The improvements that are needed can be recited like a mantra. Better facilities for spectators, some meaningful investment in the infrastructures of the clubs, a serious and rigorously enforced anti-sectarianism policy, more imaginative scheduling of games. The list goes on. There also has to be a realisation of the folly of setting sights at unreasonably high levels. The Irish League will never be the English Premiership or even the Scottish Premier League. Far better to settle for a small, reasonably self-contained and well-run league rather than miss the mark completely by fixing unattainable targets.
It is eminently fashionable here just now to point to the experiment with ice hockey and the Belfast Giants and suppose that it provides the perfect template for the way all sport here should be run. While it is patently obvious ice hockey does not and cannot supply that magic formula, football and the other sports which are currently jockeying for position could cherry-pick some of its more positive aspects.
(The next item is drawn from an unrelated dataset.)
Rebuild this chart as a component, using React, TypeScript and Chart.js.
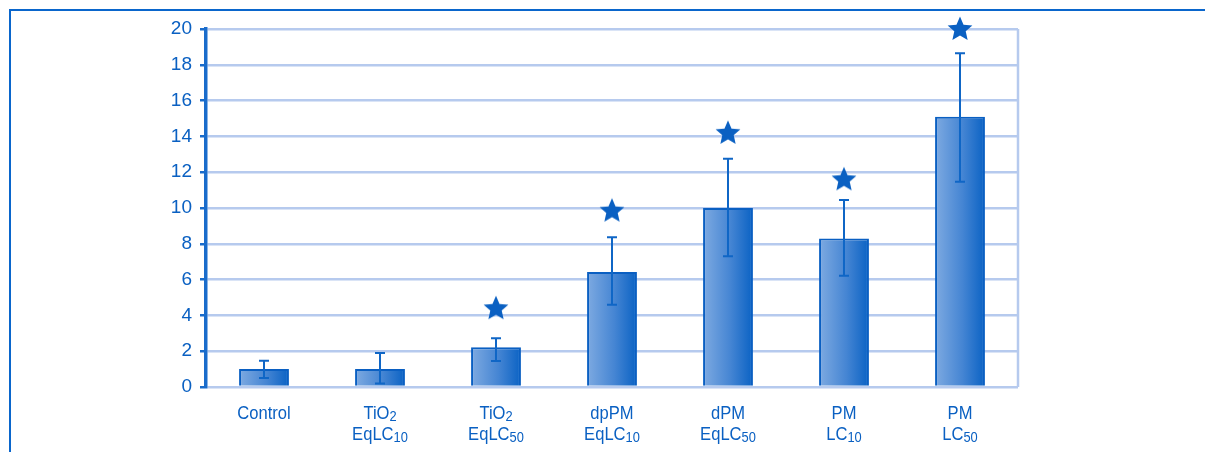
import React, { useEffect, useRef } from "react";
import { Chart, registerables } from "chart.js";

Chart.register(...registerables);

// ---- data ----
const labelLine1 = ["Control", "TiO2", "TiO2", "dpPM", "dPM", "PM", "PM"];
const labelLine2 = ["", "EqLC10", "EqLC50", "EqLC10", "EqLC50", "LC10", "LC50"];
const barValues = [1.0, 1.0, 2.22, 6.42, 10.0, 8.3, 15.1];
const errLow = [0.5, 0.2, 1.45, 4.6, 7.3, 6.22, 11.47];
const errHigh = [1.47, 1.9, 2.72, 8.36, 12.75, 10.45, 18.64];
const starValues: (number | null)[] = [null, null, 4.4, 9.85, 14.2, 11.6, 20.0];
const yTicks = [0, 2, 4, 6, 8, 10, 12, 14, 16, 18, 20];

const BLUE = "#0a60c2";
const AXIS = "#1a6ccb";
const GRID = "#b6caee";
const FONT = '"Liberation Sans", Arial, Helvetica, sans-serif';

function makeStar(): HTMLCanvasElement {
  const c = document.createElement("canvas");
  c.width = 28;
  c.height = 28;
  const g = c.getContext("2d")!;
  const cx = 14, cy = 14.5, R = 13, r = 6;
  g.beginPath();
  for (let i = 0; i < 10; i++) {
    const rad = i % 2 === 0 ? R : r;
    const a = -Math.PI / 2 + (i * Math.PI) / 5;
    const x = cx + rad * Math.cos(a);
    const y = cy + rad * Math.sin(a);
    if (i === 0) g.moveTo(x, y);
    else g.lineTo(x, y);
  }
  g.closePath();
  g.fillStyle = BLUE;
  g.fill();
  return c;
}

function drawLabelLine(ctx: CanvasRenderingContext2D, text: string, cx: number, baseline: number) {
  if (!text) return;
  const m = text.match(/^(.*?)(\d+)$/);
  const main = m ? m[1] : text;
  const sub = m ? m[2] : "";
  const mainFont = `18px ${FONT}`;
  const subFont = `14px ${FONT}`;
  ctx.font = mainFont;
  const wMain = ctx.measureText(main).width;
  ctx.font = subFont;
  const wSub = sub ? ctx.measureText(sub).width : 0;
  const sx = 0.92;
  const total = (wMain + wSub) * sx;
  ctx.save();
  ctx.translate(cx - total / 2, baseline);
  ctx.scale(sx, 1);
  ctx.textAlign = "left";
  ctx.textBaseline = "alphabetic";
  ctx.fillStyle = BLUE;
  ctx.font = mainFont;
  ctx.fillText(main, 0, 0);
  if (sub) {
    ctx.font = subFont;
    ctx.fillText(sub, wMain, 1.5);
  }
  ctx.restore();
}

const overlayPlugin = {
  id: "overlay",
  afterDatasetsDraw(chart: any) {
    const ctx: CanvasRenderingContext2D = chart.ctx;
    const xs = chart.scales.x;
    const ys = chart.scales.y;
    const area = chart.chartArea;
    ctx.save();
    // right border of plot
    ctx.strokeStyle = GRID;
    ctx.lineWidth = 2.5;
    ctx.beginPath();
    ctx.moveTo(area.right, area.top);
    ctx.lineTo(area.right, area.bottom);
    ctx.stroke();
    // error bars
    ctx.strokeStyle = "#0f66c6";
    ctx.lineWidth = 2;
    for (let i = 0; i < barValues.length; i++) {
      const x = xs.getPixelForValue(i);
      const yl = ys.getPixelForValue(errLow[i]);
      const yh = ys.getPixelForValue(errHigh[i]);
      ctx.beginPath();
      ctx.moveTo(x, yl);
      ctx.lineTo(x, yh);
      ctx.moveTo(x - 5, yh);
      ctx.lineTo(x + 5, yh);
      ctx.moveTo(x - 5, yl);
      ctx.lineTo(x + 5, yl);
      ctx.stroke();
    }
    ctx.restore();
  },
  afterDraw(chart: any) {
    const ctx: CanvasRenderingContext2D = chart.ctx;
    const xs = chart.scales.x;
    ctx.save();
    for (let i = 0; i < labelLine1.length; i++) {
      const x = xs.getPixelForValue(i);
      drawLabelLine(ctx, labelLine1[i], x, 419);
      drawLabelLine(ctx, labelLine2[i], x, 440);
    }
    ctx.restore();
  },
};

export default function App() {
  const ref = useRef<HTMLCanvasElement | null>(null);

  useEffect(() => {
    if (!ref.current) return;
    const star = makeStar();
    const chart = new Chart(ref.current, {
      type: "bar",
      data: {
        labels: labelLine1.map((l, i) => [l, labelLine2[i]]),
        datasets: [
          {
            type: "line",
            data: starValues,
            showLine: false,
            pointStyle: star as any,
            pointRadius: 13,
            clip: false as any,
            order: 0,
          } as any,
          {
            type: "bar",
            data: barValues,
            barPercentage: 0.43,
            categoryPercentage: 1,
            borderColor: "#0a5fc2",
            borderWidth: 2,
            order: 1,
            backgroundColor: (c: any) => {
              const chart = c.chart;
              const area = chart.chartArea;
              if (!area || !chart.scales.x) return "#4a8ad6";
              const x = chart.scales.x.getPixelForValue(c.dataIndex);
              const g = chart.ctx.createLinearGradient(x - 25, 0, x + 25, 0);
              g.addColorStop(0, "#7eaae1");
              g.addColorStop(0.55, "#4585d3");
              g.addColorStop(1, "#0a62c4");
              return g;
            },
          } as any,
        ],
      },
      options: {
        responsive: false,
        animation: false,
        devicePixelRatio: 1,
        layout: { padding: { top: 29, right: 187, bottom: 0, left: 0 } },
        plugins: { legend: { display: false }, tooltip: { enabled: false } },
        scales: {
          x: {
            offset: true,
            grid: { display: false },
            border: { display: false },
            ticks: { display: false },
            afterFit: (s: any) => {
              s.height = 65;
            },
          },
          y: {
            min: 0,
            max: 20,
            afterBuildTicks: (s: any) => {
              s.ticks = yTicks.map((v) => ({ value: v }));
            },
            ticks: {
              color: BLUE,
              padding: 8,
              font: { family: FONT, size: 19 },
            },
            grid: {
              color: GRID,
              lineWidth: 2.5,
              drawTicks: true,
              tickLength: 6,
              tickColor: AXIS,
              tickWidth: 2.5,
            },
            border: { display: true, color: AXIS, width: 3.5 },
            afterFit: (s: any) => {
              s.width = 206;
            },
          },
        },
      },
      plugins: [overlayPlugin],
    });
    return () => chart.destroy();
  }, []);

  return (
    <div>
      <div
        style={{
          position: "fixed",
          left: 9,
          top: 9,
          right: -10,
          bottom: -10,
          borderTop: "2px solid #0a66cc",
          borderLeft: "2px solid #0a66cc",
        }}
      />
      <canvas
        ref={ref}
        width={1205}
        height={452}
        style={{ position: "fixed", left: 0, top: 0, width: 1205, height: 452 }}
      />
    </div>
  );
}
Primary among these is the recognition that spectators are more than compliant cattle who will allow themselves to pushed and prodded uncomplainingly simply because that is always the way it has been done. The promoters of ice hockey here have honed in on the power of the pound and figured out pretty quickly it is much easier to attract supporters by treating them with a degree of respect.
The way in which the public has responded to that wooing, notwithstanding the fact that ice hockey here is still very much in its honeymoon, is indicative of the appetite that still exists for local sport that is properly presented and of a reasonably high quality. The transformation of Irish League football into something that comes close to matching that trade description should be the first target for those on the taskforce.
This is also a place which invests an incredibly amount of emotional energy in its sporting heroes. The public responses both to the death of Joey Dunlop and just last weekend to the terrible events that befell Bertie Fisher and his family were proof of that. There is an obvious communal hunger for sporting figures people can believe in and aspire to because that is something we have been deprived of for a long time. The sad truth is these prospective role models are nowhere to be seen on gloomy Saturday afternoons at New Grosvenor.